Most of us know What we do. We are teachers, nurses, business people, sales etc.

We know our How. How we are different from the competition or how we do our jobs, but the WHY tends to escape people.

Many clients when I pose the question of why are vague.

“I want to get in shape”

Prodded a little more….

“I want to feel better… not feel so stiff in the morning …. so I can hike with my husband who is in great shape.”

If you ever have been, or know of someone in a dangerous situation their why becomes obvious and their focus is magnified. We don’t nessecrarily need to be at that survival level to stay focused but having your why in bright lights in your mind will help.

Don’t know your WHY?

Try this mental exercise.

What are the 3 most important things in your life right now?

I’m going to take an educated guess on the top three.

Family.

Health.

Income.

And I’ll throw friends and social network as #3 b. I’ve only had 2 people over the years put their job in the top position. If you are unsure of what the top three things are then look around your house at pictures and items you have on display. You should get your answer there.

Let’s pick family considering its likely in the top three.

How would meeting your exercise goals help with family?

Would it improve physical functioning so you are capable of doing more activities with them without hesitation?

Could it build a stronger bond because you can now exercise together like the women mentioned above who wanted to hike with her husband?

Would it set an example for family members or kids? Especially those who may tend to tune out verbal health advice.

Could it allow you to eventually walk your daughter down the aisle or spend quality time with your grandkids?

Exercise and health will allow you to make the important things in your life that much richer.

“Yes, I’d like to hike with you today”

“Yes, a ski trip this year would be great”

“That nagging low pain that always distracted me and disrupted my sleep is no longer there”

“Being able to garden again pain free is so enjoyable”

“Yes, I can take the grandkids to the park”

Finding the WHY and keeping that Why on a conscious level will keep you motivated and focused. Sure there will be days when you would rather do side planks on the couch or life gets in the way. That’s true for everyone. This is not a sprint. It’s a marathon. No need to beat yourself up over a missed workout here or there or having fast food occasionally.

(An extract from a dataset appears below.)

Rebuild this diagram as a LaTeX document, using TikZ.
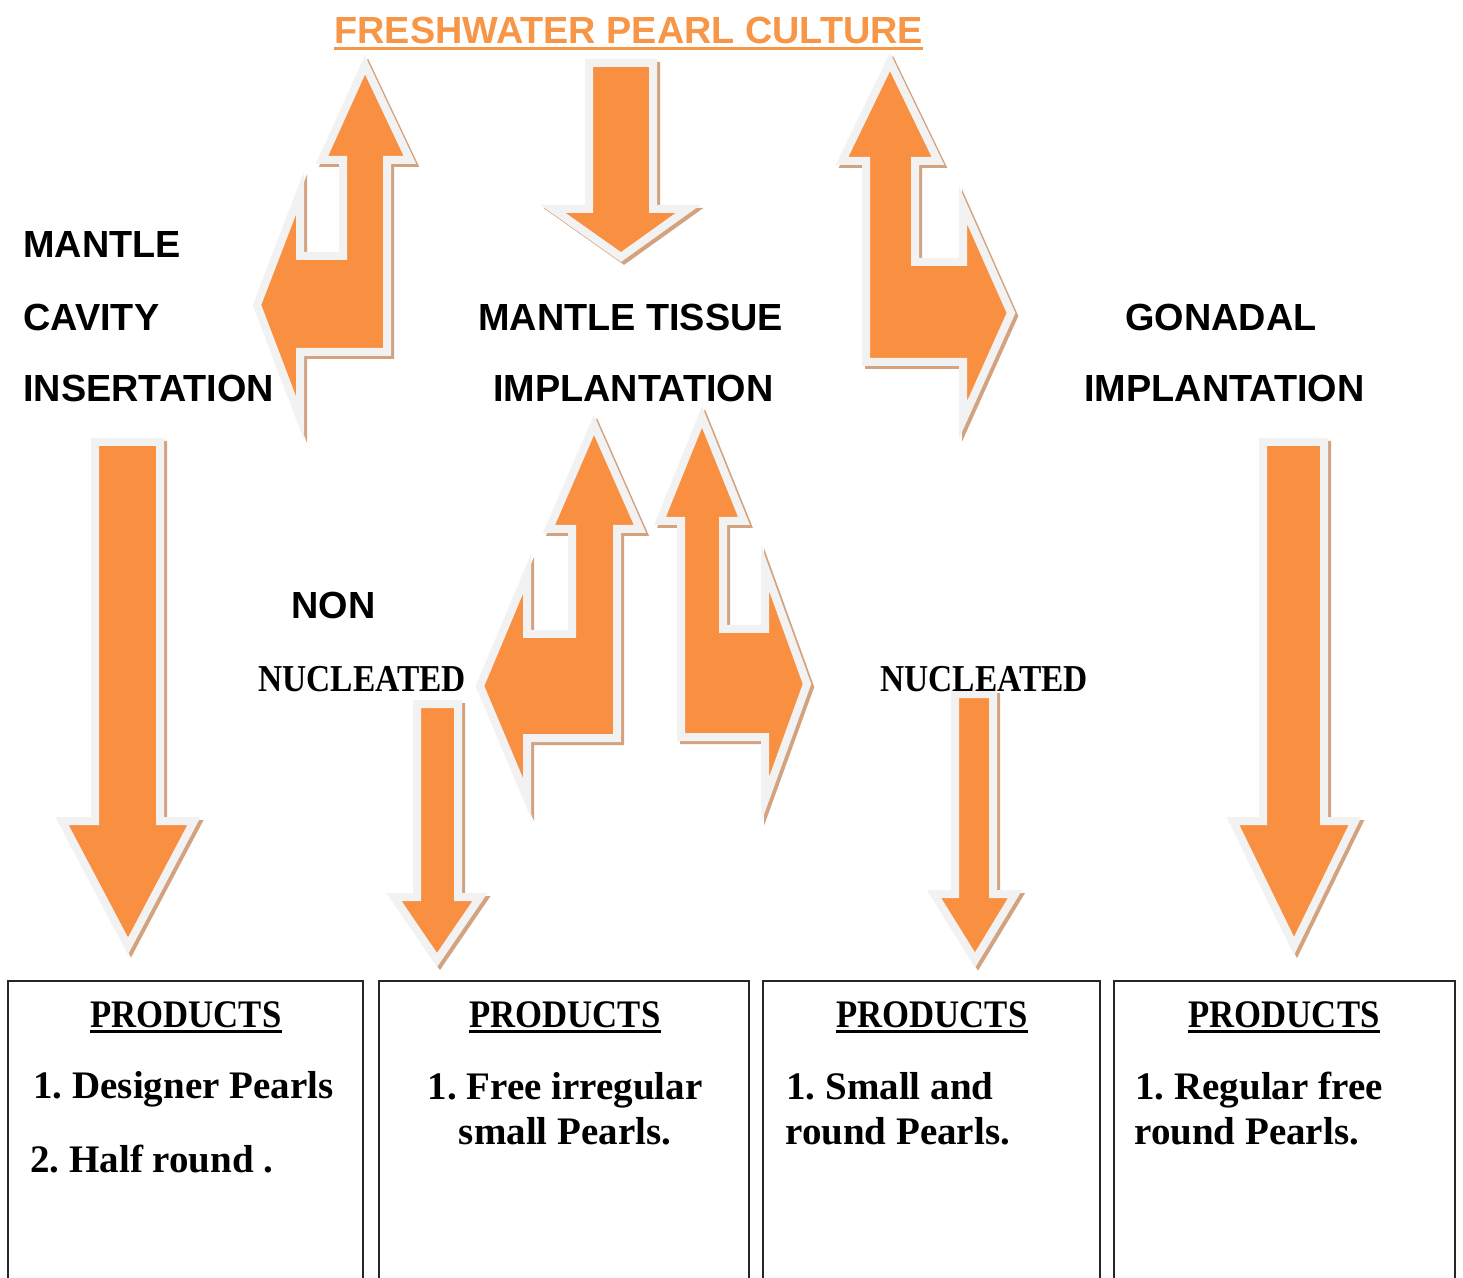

I’ve seen clients do that and it’s not beneficial to anyone. Feeling guilt is rarely productive.

Some tips to reminding us of the why could be using pics or post it notes around the house or work. Stick a pic on the bathroom mirror. Use it as a screen saver your laptop and your background on your phone.

Over time the consistency of your attention to health will be more cemented and missing workouts here and there will have little impact.

The infamous 80 /20 rule applies here too. If you are 80 percent of the time where you should be then 20 percent of the time won’t matter.

In Summary

Get crystal clear on the important things in life. Anchor health and exercise to them. Remind yourself (frequently if needed) how health and exercise will enrich and amplify those things.

Reach for goals. Accomplish those goals. Reap the awards. Enjoy the journey!